History

United States
- Ordered: as Kate B. Porter
- Laid down: date unknown
- Launched: 1864
- Acquired: 23 December 1864
- Commissioned: 23 December 1864
- Decommissioned: 25 March 1866
- Stricken: 1866 (est.)
- Fate: Sold, 29 March 1866

General characteristics
- Displacement: 242 tons
- Length: not known
- Beam: not known
- Draft: 5 ft 6 in (1.68 m)
- Propulsion: steam engine
- Speed: 5 knots
- Complement: not known
- Armament: two 20-pounder Parrott rifles; six 24-pounder howitzers; two 12-pounder howitzers;
- Armor: tinclad

= USS Kate =

Gunboat of the United States Navy

USS Kate was a steamer acquired by the Union Navy during the American Civil War. She was used by the Union Navy as a gunboat in support of the Union Navy blockade of Confederate waterways.

== Construction ==

Kate was built as Kate B. Porter at Belle Vernon, Pennsylvania, in 1864, and was purchased at Cincinnati, Ohio, by the Navy from J. B. Porter & Son, 23 December 1864; converted into a gunboat and commissioned at Mound City, Illinois, Acting Volunteer Lt. W. R. Wells in command.

== Life ==

Kates first duty was patrolling the Mississippi River from Mound City to Memphis, Tennessee, during the closing days of the Civil War. The tinclad gunboat was ordered downstream 28 April 1865 to intercept Confederate President Jefferson Davis in his flight toward freedom in exile. After his capture, she returned up the river to assist in the demobilization of the squadron.

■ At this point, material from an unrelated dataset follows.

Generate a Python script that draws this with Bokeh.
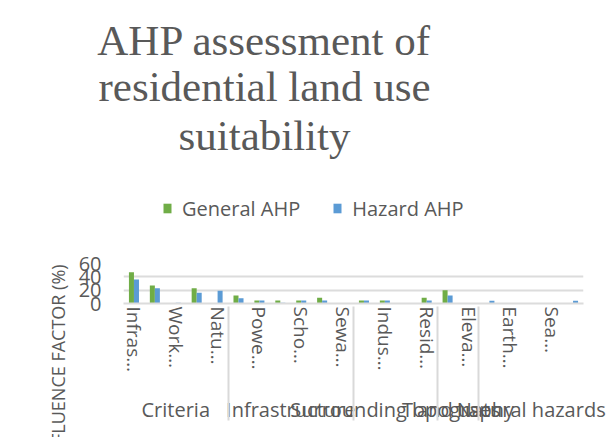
from bokeh.plotting import figure
from bokeh.layouts import column
from bokeh.models import (FactorRange, ColumnDataSource, FixedTicker, Legend,
                          LegendItem, Label, CustomJSTickFormatter, Range1d)
from bokeh.transform import dodge
from bokeh.embed import file_html
from bokeh.resources import INLINE

# ---------------- data ----------------
groups = ["Criteria", "Infrastructure", "Surrounding land uses", "Topography", "Natural hazards"]
subcategories = [
    ["Infrastructure", "Surrounding land uses", "Workplaces", "Topography", "Natural hazards"],
    ["Roads", "Power supply", "Water supply", "Schools", "Hospitals", "Sewage"],
    ["Agricultural", "Industrial", "Commercial", "Residential"],
    ["Slope", "Elevation"],
    ["Flood", "Earthquake", "Landslide", "Sea level rise", "Tsunami"],
]
# labels as displayed (every other one shown, truncated)
tick_labels = ["Infras…", "", "Work…", "", "Natu…",
               "", "Powe…", "", "Scho…", "", "Sewa…",
               "", "Indus…", "", "Resid…",
               "", "Eleva…",
               "", "Earth…", "", "Sea…", ""]
general_ahp = [47, 27, 0.4, 23, 0,
               12, 4.5, 4.5, 4.5, 8.5, 0.6,
               4.5, 4.5, 0.6, 8.5,
               20, 0.6,
               0, 0.6, 0.6, 0.6, 0]
hazard_ahp = [36, 23, 1, 16, 19,
              8, 4.5, 1.2, 4.5, 4.5, 0.6,
              4.5, 4.5, 0.6, 4.5,
              12, 0.6,
              4, 0.6, 0.6, 0.6, 4]
y_ticks = [0, 20, 40, 60]
series_names = ["General AHP", "Hazard AHP"]
series_colors = ["#70AD47", "#5B9BD5"]
title_lines = ["AHP assessment of", "residential land use", "suitability"]
y_title = "INFLUENCE FACTOR (%)"

factors = [(g, s) for g, subs in zip(groups, subcategories) for s in subs]
source = ColumnDataSource(dict(x=factors, general=general_ahp, hazard=hazard_ahp))

TXT = "#595959"
FONT = "Open Sans"
W = 608

# ---------------- header: title + legend ----------------
# same bars, but the y range lies far above them so they stay out of view;
# they only provide the legend swatches
head = figure(width=W, height=240, title=None,
              x_range=FactorRange(*factors, group_padding=0, range_padding=0),
              y_range=Range1d(1000, 1001), x_axis_type=None, y_axis_type=None,
              output_backend="svg", toolbar_location=None,
              min_border=0, outline_line_color=None)
head.grid.grid_line_color = None

# chart (frame alignment between the two figures off, so the header frame is full width)
p = figure(width=W, height=197, title=None,
           x_range=FactorRange(*factors, group_padding=0, factor_padding=0,
                               range_padding=0),
           y_range=(0, 60),
           output_backend="svg", toolbar_location=None,
           min_border_left=123, min_border_right=25,
           min_border_top=23, min_border_bottom=134,
           outline_line_color=None)

try:
    head.frame_align = False
    p.frame_align = False
    x0 = 0
except Exception:
    x0 = 123

for line, y in zip(title_lines, [200.3, 153.7, 105.3]):
    head.add_layout(Label(x=264 - x0, y=y, x_units="screen", y_units="screen",
                          text=line, text_align="center",
                          text_baseline="alphabetic",
                          text_font="Liberation Serif", text_font_size="43px",
                          text_color=TXT))

h1 = head.vbar(x="x", top="general", width=0.24, source=source,
               color=series_colors[0], line_color=None)
h2 = head.vbar(x="x", top="hazard", width=0.24, source=source,
               color=series_colors[1], line_color=None)
legend = Legend(items=[LegendItem(label=series_names[0], renderers=[h1]),
                       LegendItem(label=series_names[1], renderers=[h2])],
                orientation="horizontal", location=(162 - x0, 18.5),
                padding=0, margin=0, spacing=32,
                glyph_width=10, glyph_height=12, label_height=12,
                label_standoff=10,
                label_text_font=FONT, label_text_font_size="20px",
                label_text_color=TXT,
                border_line_color=None, background_fill_color=None)
head.add_layout(legend)

p.vbar(x=dodge("x", -0.12, range=p.x_range), top="general", width=0.24,
       source=source, color=series_colors[0], line_color=None)
p.vbar(x=dodge("x", 0.12, range=p.x_range), top="hazard", width=0.24,
       source=source, color=series_colors[1], line_color=None)

# y axis
ya = p.yaxis[0]
ya.ticker = FixedTicker(ticks=y_ticks)
ya.axis_line_color = None
ya.major_tick_line_color = None
ya.minor_tick_line_color = None
ya.major_tick_out = 0
ya.major_tick_in = 0
ya.major_label_standoff = 22
ya.major_label_text_font = FONT
ya.major_label_text_font_size = "20px"
ya.major_label_text_color = TXT
# the original title hangs low and runs off the bottom edge; trailing no-break
# spaces shift the centred label down so only "…ENCE FACTOR (%)" is in view
ya.axis_label = y_title + "\u00a0" * 34
ya.axis_label_standoff = 6
ya.axis_label_text_font = FONT
ya.axis_label_text_font_size = "18px"
ya.axis_label_text_font_style = "normal"
ya.axis_label_text_color = TXT

p.ygrid.grid_line_color = "#dcdcdc"
p.ygrid.grid_line_width = 2
p.xgrid.grid_line_color = None

# x axis: show the truncated labels (every other one), keep groups as they are
xa = p.xaxis[0]
xa.formatter = CustomJSTickFormatter(
    args=dict(shown=tick_labels),
    code="""
if (ticks.length == shown.length) {
  const s = shown[index];
  // an invisible spacer keeps room for the group row like the original
  return (s == "" && index == 1) ? " ".repeat(17) : s;
}
return tick;
""")
xa.axis_line_color = "#dcdcdc"
xa.axis_line_width = 2
xa.major_tick_line_color = None
xa.major_tick_out = 0
xa.major_tick_in = 0
xa.major_label_standoff = 3
xa.major_label_orientation = "vertical"
xa.major_label_text_font = FONT
xa.major_label_text_font_size = "19px"
xa.major_label_text_color = TXT
xa.group_text_font = FONT
xa.group_text_font_size = "20px"
xa.group_text_color = TXT
xa.group_text_font_style = "normal"
xa.separator_line_color = "#d9d9d9"
xa.separator_line_width = 2

layout = column(head, p, spacing=0)
open("out.html", "w").write(file_html(layout, INLINE))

After the war, she was sent to the Tennessee River to clear away the hulks of a number of sunken gunboats and barges. In August she was ordered to Jefferson Barracks Reserve to discharge her ordnance and to assist in disarming other vessels.

One of the last vessels in the Mississippi River to remain on naval duty, she decommissioned at Mound City 25 March 1866 and was sold at public auction there 4 days later. The gunboat was redocumented James J. Trover 12 April 1866 and stranded 300 miles below Fort Benton, Montana, 21 June 1867.